Appearing on an episode of “The Dr. Oz Show” O’Neal told Dr. Mehmet Oz that he wants to run in Henry County “to bring law enforcement and the community closer together.”
When talking about community relations as it pertains to law enforcement, O’Neal said, “Right now, we’re miles apart.”
Shaquille O’Neal, getting ready for his next gig as “Sheriff SHAQ”.
Shaquille O’Neal: I went to the regular academy. I got Maced, had to go through the gas house, got shot with the Taser twice. I did everything they did. So they know that I am serious and I will be sheriff somewhere in some city in some county.
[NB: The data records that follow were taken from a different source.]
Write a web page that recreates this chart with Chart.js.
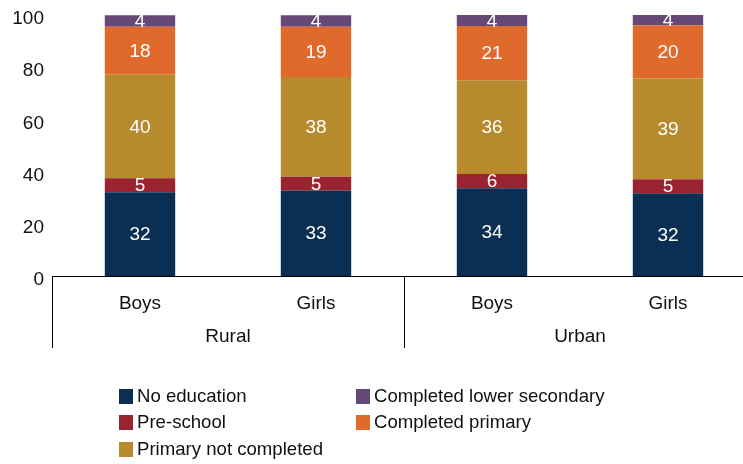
<!DOCTYPE html>
<html lang="en">
<head>
  <meta charset="UTF-8">
  <title>Education by area and sex</title>
  <script src="https://cdn.jsdelivr.net/npm/chart.js@4.4.1/dist/chart.umd.min.js"></script>
  <style>
    body {
      margin: 0;
      padding: 0;
      overflow: hidden;
      background: #fff;
      font-family: "Liberation Sans", Arial, sans-serif;
    }
    #wrap {
      position: relative;
      width: 743px;
      height: 464px;
      overflow: hidden;
    }
    #chartBox {
      position: absolute;
      left: 0;
      top: 0;
      width: 760px;
      height: 464px;
    }
    .legend-item {
      position: absolute;
      font-size: 18.6px;
      color: #111;
      line-height: 20px;
      white-space: nowrap;
    }
    .legend-item span.box {
      position: absolute;
      left: 0;
      top: 3px;
      width: 14px;
      height: 15px;
    }
    .legend-item span.txt {
      position: absolute;
      left: 18px;
      top: 0;
    }
  </style>
</head>
<body>
  <div id="wrap">
    <div id="chartBox"><canvas id="eduChart"></canvas></div>
    <div id="legend"></div>
  </div>

  <script>
    const subLabels = ['Boys', 'Girls', 'Boys', 'Girls'];
    const groupLabels = ['Rural', 'Urban'];
    const yTicks = [0, 20, 40, 60, 80, 100];

    // percentages, shown rounded on the bars
    const noEducation = [32.1, 32.8, 33.6, 31.7];
    const preSchool = [5.4, 5.2, 5.5, 5.4];
    const primaryNotCompleted = [39.6, 38.2, 35.9, 38.6];
    const completedPrimary = [18.4, 19.3, 20.8, 20.4];
    const completedLowerSecondary = [4.4, 4.4, 4.2, 4.0];

    const seriesNames = ['No education', 'Pre-school', 'Primary not completed', 'Completed primary', 'Completed lower secondary'];
    const seriesColors = ['#0a2f52', '#9a2330', '#b78a2e', '#e06a2c', '#634878'];
    const seriesData = [noEducation, preSchool, primaryNotCompleted, completedPrimary, completedLowerSecondary];

    // white numbers in the middle of each segment
    const segmentLabels = {
      id: 'segmentLabels',
      afterDatasetsDraw(chart) {
        const ctx = chart.ctx;
        ctx.save();
        ctx.fillStyle = '#ffffff';
        ctx.font = '19px "Liberation Sans", Arial, sans-serif';
        ctx.textAlign = 'center';
        ctx.textBaseline = 'middle';
        chart.data.datasets.forEach((ds, i) => {
          const meta = chart.getDatasetMeta(i);
          meta.data.forEach((bar, j) => {
            const p = bar.getProps(['x', 'y', 'base'], true);
            ctx.fillText(String(Math.round(ds.data[j])), p.x, (p.y + p.base) / 2 + 1);
          });
        });
        ctx.restore();
      }
    };

    // group labels under the ticks + separators
    const groupAxis = {
      id: 'groupAxis',
      afterDraw(chart) {
        const ctx = chart.ctx;
        const x = chart.scales.x;
        const area = chart.chartArea;
        const step = x.getPixelForValue(1) - x.getPixelForValue(0);
        const per = subLabels.length / groupLabels.length;
        ctx.save();
        ctx.strokeStyle = '#000';
        ctx.lineWidth = 1;
        for (let g = 0; g <= groupLabels.length; g++) {
          let xp = x.getPixelForValue(g * per) - step / 2;
          xp = Math.round(xp) + 0.5;
          ctx.beginPath();
          ctx.moveTo(xp, area.bottom);
          ctx.lineTo(xp, area.bottom + 72);
          ctx.stroke();
        }
        ctx.fillStyle = '#111';
        ctx.font = '19px "Liberation Sans", Arial, sans-serif';
        ctx.textAlign = 'center';
        ctx.textBaseline = 'middle';
        groupLabels.forEach((lab, g) => {
          const a = x.getPixelForValue(g * per);
          const b = x.getPixelForValue(g * per + per - 1);
          ctx.fillText(lab, (a + b) / 2, area.bottom + 61);
        });
        ctx.restore();
      }
    };

    new Chart(document.getElementById('eduChart'), {
      type: 'bar',
      data: {
        labels: subLabels,
        datasets: seriesNames.map((name, i) => ({
          label: name,
          data: seriesData[i],
          backgroundColor: seriesColors[i],
          borderWidth: 0,
          barPercentage: 0.4,
          categoryPercentage: 1.0
        }))
      },
      options: {
        responsive: true,
        maintainAspectRatio: false,
        animation: false,
        layout: { padding: { top: 15, right: 4, left: 0, bottom: 0 } },
        plugins: {
          legend: { display: false },
          tooltip: { enabled: false }
        },
        scales: {
          x: {
            stacked: true,
            grid: { display: false },
            border: { display: true, color: '#000', width: 1 },
            ticks: {
              color: '#111',
              padding: 8,
              font: { family: '"Liberation Sans", Arial, sans-serif', size: 19 }
            },
            afterFit(scale) { scale.height = 188; }
          },
          y: {
            stacked: true,
            min: 0,
            max: 100,
            grid: { display: false },
            border: { display: false },
            afterBuildTicks(scale) { scale.ticks = yTicks.map(v => ({ value: v })); },
            afterFit(scale) { scale.width = 52; },
            ticks: {
              color: '#111',
              padding: 0,
              labelOffset: 4,
              font: { family: '"Liberation Sans", Arial, sans-serif', size: 19 }
            }
          }
        }
      },
      plugins: [segmentLabels, groupAxis]
    });

    // legend, two columns
    const legendPos = [
      { left: 119, top: 386 },
      { left: 119, top: 412 },
      { left: 119, top: 439 },
      { left: 356, top: 412 },
      { left: 356, top: 386 }
    ];
    const legendEl = document.getElementById('legend');
    seriesNames.forEach((name, i) => {
      const item = document.createElement('div');
      item.className = 'legend-item';
      item.style.left = legendPos[i].left + 'px';
      item.style.top = legendPos[i].top + 'px';
      item.innerHTML = '<span class="box" style="background:' + seriesColors[i] + '"></span><span class="txt">' + name + '</span>';
      legendEl.appendChild(item);
    });
  </script>
</body>
</html>
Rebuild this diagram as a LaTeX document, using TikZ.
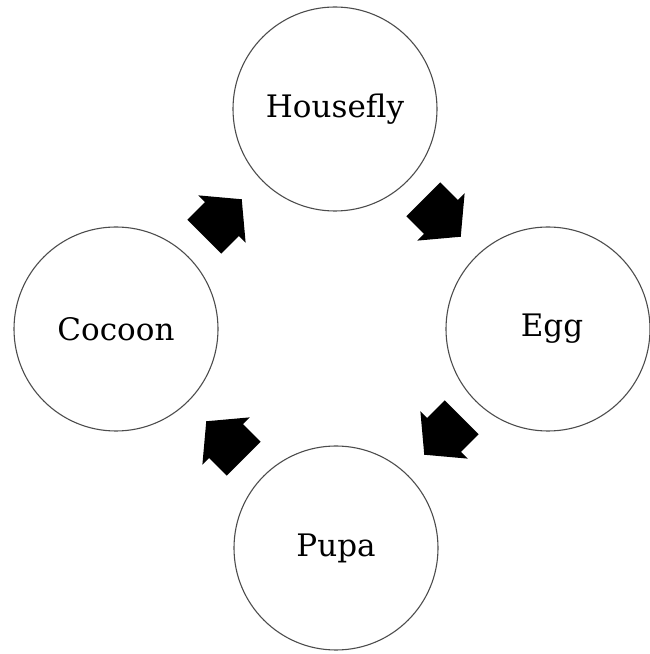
\documentclass[tikz,border=0pt]{standalone}
\usepackage{fontspec}
\setmainfont{DejaVu Serif}
\begin{document}
\begin{tikzpicture}[x=1pt,y=1pt,
  stage/.style={circle,draw=black!70,line width=1.1pt,minimum size=204pt,inner sep=0pt,font=\fontsize{31}{36}\selectfont},
  blockarrow/.pic={\fill[black] (-26.5,-24) -- (-1.5,-24) -- (-1.5,-33.5) -- (26.5,0) -- (-1.5,33.5) -- (-1.5,24) -- (-26.5,24) -- cycle;}]
\useasboundingbox (0,0) rectangle (650,654);
\node[stage] (housefly) at (335,545) {Housefly};
\node[stage] (egg) at (548,325) {\hspace*{8pt}Egg};
\node[stage] (pupa) at (336,106) {Pupa};
\node[stage] (cocoon) at (116,325) {Cocoon};
\pic[rotate=45] (a1) at (223,436) {blockarrow};
\pic[rotate=-45] (a2) at (442,436) {blockarrow};
\pic[rotate=-135] (a3) at (443,218) {blockarrow};
\pic[rotate=135] (a4) at (225,214) {blockarrow};
\end{tikzpicture}
\end{document}
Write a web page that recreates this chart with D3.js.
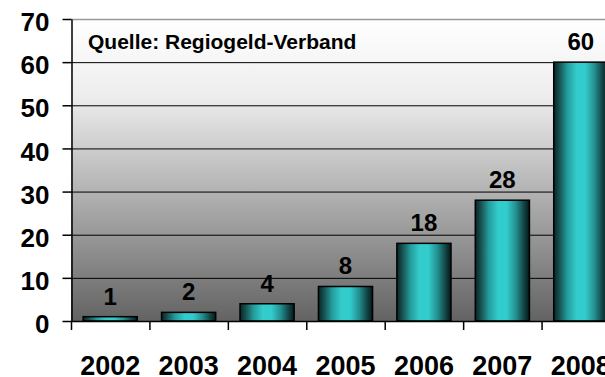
<!DOCTYPE html>
<html><head><meta charset="utf-8">
<script src="https://cdn.jsdelivr.net/npm/d3@7"></script>
<style>html,body{margin:0;padding:0;background:#fff;overflow:hidden}</style>
</head><body>
<script>
const years = ["2002","2003","2004","2005","2006","2007","2008"];
const values = [1, 2, 4, 8, 18, 28, 60];
const yTicks = [0, 10, 20, 30, 40, 50, 60, 70];
const sourceNote = "Quelle: Regiogeld-Verband";

(function () {
const W = 605, H = 377;
const pLeft = 71, pRight = 620, pTop = 19, pBottom = 321;
const svg = d3.select("body").append("svg").attr("width", W).attr("height", H)
  .style("font-family", "Arial, 'Liberation Sans', sans-serif");

const x = d3.scaleBand().domain(years).range([pLeft, pRight]).paddingInner(0.31).paddingOuter(0.155);
const y = d3.scaleLinear().domain([0, 70]).range([pBottom, pTop]);

const defs = svg.append("defs");
const bg = defs.append("linearGradient").attr("id", "bg").attr("x1", 0).attr("y1", 0).attr("x2", 0).attr("y2", 1);
bg.append("stop").attr("offset", 0).attr("stop-color", "#ffffff");
bg.append("stop").attr("offset", 0.25).attr("stop-color", "#eeeeee");
bg.append("stop").attr("offset", 1).attr("stop-color", "#636363");

const bar = defs.append("linearGradient").attr("id", "bar").attr("x1", 0).attr("y1", 0).attr("x2", 1).attr("y2", 0);
[[0, "#0a2424"], [0.1, "#174f4f"], [0.25, "#259b9b"], [0.42, "#33cccc"], [0.58, "#33cccc"], [0.75, "#249090"], [0.9, "#124444"], [1, "#051818"]]
  .forEach(([o, c]) => bar.append("stop").attr("offset", o).attr("stop-color", c));

svg.append("rect").attr("x", pLeft).attr("y", pTop).attr("width", pRight - pLeft).attr("height", pBottom - pTop).attr("fill", "url(#bg)");

svg.append("g").selectAll("line").data(yTicks.filter(t => t > 0 && t < 70)).join("line")
  .attr("x1", pLeft).attr("x2", pRight).attr("y1", d => y(d) + 0.5).attr("y2", d => y(d) + 0.5)
  .attr("stroke", "#000").attr("stroke-width", 1);
svg.append("line").attr("x1", pLeft).attr("x2", pRight).attr("y1", y(70) + 0.5).attr("y2", y(70) + 0.5)
  .attr("stroke", "#9a9a9a").attr("stroke-width", 1.5);

svg.append("g").selectAll("rect").data(values).join("rect")
  .attr("x", (d, i) => x(years[i]))
  .attr("y", d => y(d))
  .attr("width", x.bandwidth())
  .attr("height", d => y(0) - y(d))
  .attr("fill", "url(#bar)")
  .attr("stroke", "#000").attr("stroke-width", 1.5);

svg.append("g").selectAll("text").data(values).join("text")
  .attr("x", (d, i) => x(years[i]) + x.bandwidth() / 2)
  .attr("y", d => y(d) - 12)
  .attr("text-anchor", "middle")
  .attr("font-size", 24).attr("font-weight", "bold").attr("fill", "#000")
  .text(d => d);

const yAxis = d3.axisLeft(y).tickValues(yTicks).tickSize(9).tickSizeOuter(0).tickPadding(13);
const gy = svg.append("g").attr("transform", `translate(${pLeft + 0.5},0)`).call(yAxis);
gy.select(".domain").attr("stroke", "#000").attr("stroke-width", 1.5);
gy.selectAll(".tick line").attr("stroke", "#000").attr("stroke-width", 1.5);
gy.selectAll(".tick text").attr("font-size", 26).attr("font-weight", "bold").attr("fill", "#000")
  .attr("font-family", "Arial, 'Liberation Sans', sans-serif").attr("dy", "0.45em");

const xTickPos = years.map((yr, i) => pLeft + i * x.step()).concat([pRight]);
const gx = svg.append("g");
gx.append("line").attr("x1", pLeft).attr("x2", pRight).attr("y1", pBottom + 0.5).attr("y2", pBottom + 0.5)
  .attr("stroke", "#000").attr("stroke-width", 1.5);
gx.selectAll("line.t").data(xTickPos).join("line").attr("class", "t")
  .attr("x1", d => d + 0.5).attr("x2", d => d + 0.5).attr("y1", pBottom).attr("y2", pBottom + 9)
  .attr("stroke", "#000").attr("stroke-width", 1.5);
gx.selectAll("text").data(years).join("text")
  .attr("x", d => x(d) + x.bandwidth() / 2).attr("y", 375)
  .attr("text-anchor", "middle").attr("font-size", 27).attr("font-weight", "bold").attr("fill", "#000")
  .text(d => d);

svg.append("text").attr("x", 88).attr("y", 49).attr("font-size", 21).attr("font-weight", "bold")
  .attr("fill", "#000").text(sourceNote);
})();
</script>
</body></html>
I have full powers of arrest and, you know, when I am at work, I do police officer duties. Right now I am working in Internet crimes against children. I work in a special victims’ unit. I teach children how not to be captured by this guy.
O’Neal said he had always wanted to run for sheriff in Florida, where he has a home (in Orlando), but because of the new deal, “I don’t think I could be sheriff in Florida and work in Atlanta. So I bought a house in Atlanta, and I’m going to be in Atlanta full time, so it’s like, let me try here first, and maybe when it’s all said and done, I could go back and be the sheriff in Florida.”
“The gap between law enforcement and communities is too spread out. When I was coming up, police were real respected. I don’t know how it’s gotten so far apart, but I know in the community that I live in, I know that I could change some of that,” said O’Neal, who was at the casino for a charity free throw shooting competition against owner David Cordish. “I’d just have to do it piece by piece and piece by piece, the way I do business, and the way I won championships, I’m very confident that I can run a successful operation.”
Part of O’Neal’s plan, he said, is to have 30 and 40-year veterans at his side, “to ensure that we do things to the highest quality as possible.”
O’Neal again added: “It’s just a disconnect between people and police that I haven’t seen in a long time.”
He said he has a plan for how to close the gap between police and citizens.
“The plan is to really preach accountability, to really preach respect and really teach to treat people as human beings,” O’Neal said. “There’s a lot of stuff going on, I don’t want to comment on what’s going on, but not on my watch. Like for example. You can’t tase an old lady. For example, you can’t put a 6-year-old in handcuffs. Can’t do it. Not going to do it.”
O’Neal has long expressed interest in law enforcement. He has been a deputy marshal in Lafayette, La. and a reserve police officer in Florida. And in December 2016, O’Neal was sworn in as a sheriff’s deputy in Clayton County, Ga. O’Neal also noted that growing up, two of his uncles were police officers.
“And they were well-respected in the neighborhood and the disconnect has gotten to be out of control and I want to be one of the guys that closes it,” O’Neal said.